The inquiry has been pushed back to allow for more time to engage with experts and organisations who have done previous research on the parastatal.

25/07/2017 13:21 SAST | Updated 25/07/2017 13:50 SAST
Siphiwe Sibeko / Reuters
Electricity pylons are seen in front of the cooling towers at the Lethabo Thermal Power Station,an Eskom coal-burning power station near Sasolburg in the northern Free State province, March 2, 2016.

The parliamentary inquiry into Eskom has been pushed back to allow for further preparations ahead of the start of the official investigation.

Civil society groups OUTA, the South African Council Of Churches and the State Capacity Research Group started the inquiry into Eskom by giving their respective presentations into alleged state capture on Tuesday.

The inquiry was due to begin with consultations with people and groups involved before starting the official probe.

Acting chairperson of the portfolio committee on public enterprises, Daphne Rantho, said the inquiry will not start on August 1 as planned.

Read: These are all the probes Eskom's facing

"This is a not a straight forward process, it is very complex for us. It is very extensive and very technical," Rantho said.

She was speaking ahead of a briefing by the South African Council of Churches, the Organisation Undoing Tax Abuse and the State Capacity Research Project in Parliament on Tuesday. The briefing focused on the findings of each institution's report.

In May, the committee took a decision to probe issues of governance and the reappointment of former Eskom boss, Brian Molefe.

"We realised it is important for us to engage with experts and organisations that have done some work on the state capture phenomenon. Looking at the sensitivity of the issues, we thought we do not want to do this as a by the way issue. We don't want to leave any stone unturned," Rantho said.

The SACC's Unburdening Panel report is based on the accounts of public servants and their experiences with corruption and fraud.

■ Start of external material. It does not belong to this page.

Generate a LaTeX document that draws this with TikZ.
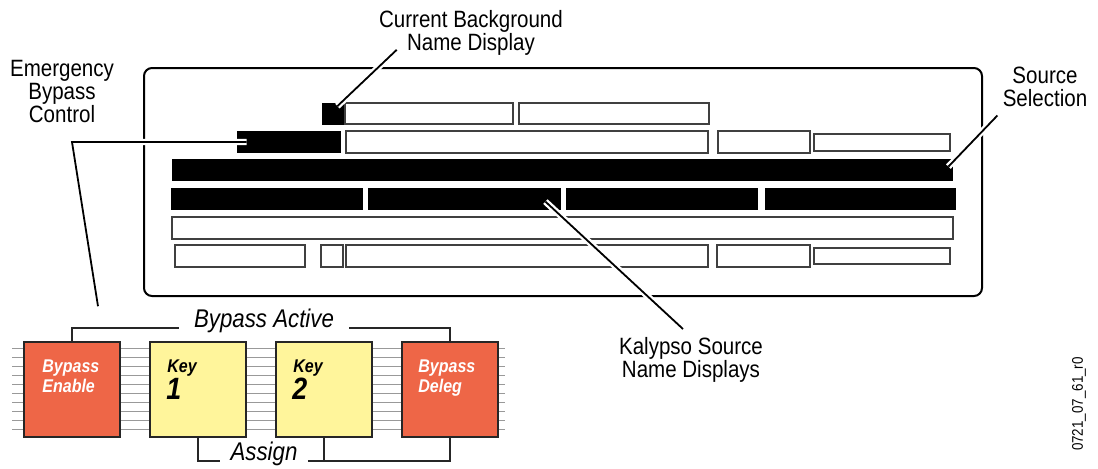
\documentclass[tikz,border=0pt]{standalone}
\usepackage{fontspec}
\setmainfont{Liberation Sans}[FakeStretch=0.87]
\usetikzlibrary{calc}
\definecolor{cRed}{HTML}{EE6647}
\definecolor{cYellow}{HTML}{FFF59B}

\begin{document}
\begin{tikzpicture}[
    x=0.5pt, y=-0.5pt,
    labeltxt/.style={font=\fontsize{11.8}{11.5}\selectfont, align=center, inner sep=0pt},
    whitebox/.style={draw=black!75, line width=0.7pt, fill=white, inner sep=0pt, minimum height=11pt},
    blackbox/.style={fill=black, inner sep=0pt, minimum height=11pt},
    button/.style={draw=black!85, line width=0.8pt, minimum width=48pt, minimum height=47.5pt, inner sep=0pt},
    btntext/.style={font=\fontsize{9.2}{10}\selectfont\bfseries\itshape, align=left, inner sep=0pt, anchor=north west},
    btnnum/.style={font=\fontsize{15.4}{15}\selectfont\bfseries\itshape, inner sep=0pt, anchor=north west},
    stripline/.style={gray!80, line width=0.5pt},
    bracketline/.style={black!85, line width=0.6pt},
    leadline/.style={line width=0.9pt, preaction={draw=white, line width=3.2pt}}
]
\useasboundingbox (0,0) rectangle (1098,468);

\node[draw, line width=1pt, rounded corners=4pt, minimum width=419pt, minimum height=114pt, inner sep=0pt] (panel) at (563,182) {};

\node[blackbox, minimum width=11pt] (bgsq) at (333,113.5) {};
\node[whitebox, minimum width=84pt, minimum height=10.5pt] (rowAa) at (429,113.5) {};
\node[whitebox, minimum width=95pt, minimum height=10.5pt] (rowAb) at (614,113.5) {};

\node[blackbox, minimum width=52pt] (bypass) at (289,142) {};
\node[whitebox, minimum width=181pt] (rowBa) at (527,142) {};
\node[whitebox, minimum width=46pt] (rowBb) at (764,142) {};
\node[whitebox, minimum width=68pt, minimum height=8.5pt] (rowBc) at (882,142.5) {};

\node[blackbox, minimum width=390.5pt] (srcbar) at (562.5,170) {};

\node[blackbox, minimum width=96pt] (k1) at (267,199) {};
\node[blackbox, minimum width=96.5pt] (k2) at (464.5,199) {};
\node[blackbox, minimum width=96pt] (k3) at (662,199) {};
\node[blackbox, minimum width=95.5pt] (k4) at (860.5,199) {};

\node[whitebox, minimum width=390.5pt] (rowE) at (562.5,228) {};

\node[whitebox, minimum width=65pt] (rowFa) at (240,256) {};
\node[whitebox, minimum width=11pt] (rowFb) at (332,256) {};
\node[whitebox, minimum width=181pt] (rowFc) at (527,256) {};
\node[whitebox, minimum width=46.5pt] (rowFd) at (763.5,256) {};
\node[whitebox, minimum width=68pt, minimum height=8pt] (rowFe) at (882,256) {};

\foreach \k in {0,...,9}
    \draw[stripline] (12,{348+9*\k}) -- (505,{348+9*\k});

\node[button, fill=cRed] (bypen) at (72,389.5) {};
\node[button, fill=cYellow] (key1) at (198,389.5) {};
\node[button, fill=cYellow] (key2) at (324,389.5) {};
\node[button, fill=cRed] (bypdeleg) at (450,389.5) {};

\node[btntext, text=white] (bypenT) at (42,359) {Bypass\\Enable};
\node[btntext] (key1T) at (167,359) {Key};
\node[btnnum] (key1N) at (166,378) {1};
\node[btntext] (key2T) at (293,359) {Key};
\node[btnnum] (key2N) at (292,378) {2};
\node[btntext, text=white] (bypdelegT) at (418,359) {Bypass\\Deleg};

\node[labeltxt, font=\fontsize{12.8}{12}\selectfont\itshape, inner xsep=7.5pt, anchor=north] (active) at (264,309) {Bypass Active};
\node[labeltxt, font=\fontsize{12.8}{12}\selectfont\itshape, inner xsep=5pt, anchor=north] (assign) at (264,442) {Assign};

\draw[bracketline] (bypen.north) |- (active.base west);
\draw[bracketline] (active.base east) -| (bypdeleg.north);
\draw[bracketline] (key1.south) |- (assign.base west);
\draw[bracketline] (assign.base east) -| (bypdeleg.south);
\draw[bracketline] (key2.south) -- (key2.south |- assign.base);

\node[labeltxt, anchor=north] (bgname) at (471,10) {Current Background\\Name Display};
\node[labeltxt, anchor=north] (ebc) at (62,60) {Emergency\\Bypass\\Control};
\node[labeltxt, anchor=north] (srcname) at (1045,67) {Source\\Selection};
\node[labeltxt, anchor=north] (kalname) at (691,337) {Kalypso Source\\Name Displays};
\node[inner sep=0pt, font=\fontsize{7.7}{8}\selectfont, rotate=90] (tag) at (1079,404) {0721\_07\_61\_r0};

\coordinate (ebcbend) at ($(ebc.south |- bypass.west)+(10,0)$);
\draw[leadline] ([shift={(18,-6)}]bgname.south west) -- ([shift={(-7,4)}]bgsq.north east);
\draw[leadline] ([shift={(26,-35)}]bypen.north) -- (ebcbend) -- ([shift={(10,0)}]bypass.west);
\draw[leadline] ([shift={(-5,8)}]srcname.south west) -- ([shift={(-5,8)}]srcbar.north east);
\draw[leadline] ([shift={(-8,-8)}]kalname.north) -- ([shift={(-16,14)}]k2.north east);
\end{tikzpicture}
\end{document}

Meanwhile, Outa's "No Room to Hide" is a dossier which sets out to outline a case against President Jacob Zuma, highlighting his involvement in state capture.

The State Capacity Research Project's 'Betrayal of a Promise' report provides the trajectory of state capture and shows how various government institutions and officials were used for the benefit of the Gupta family.

Eskom features prominently in each report.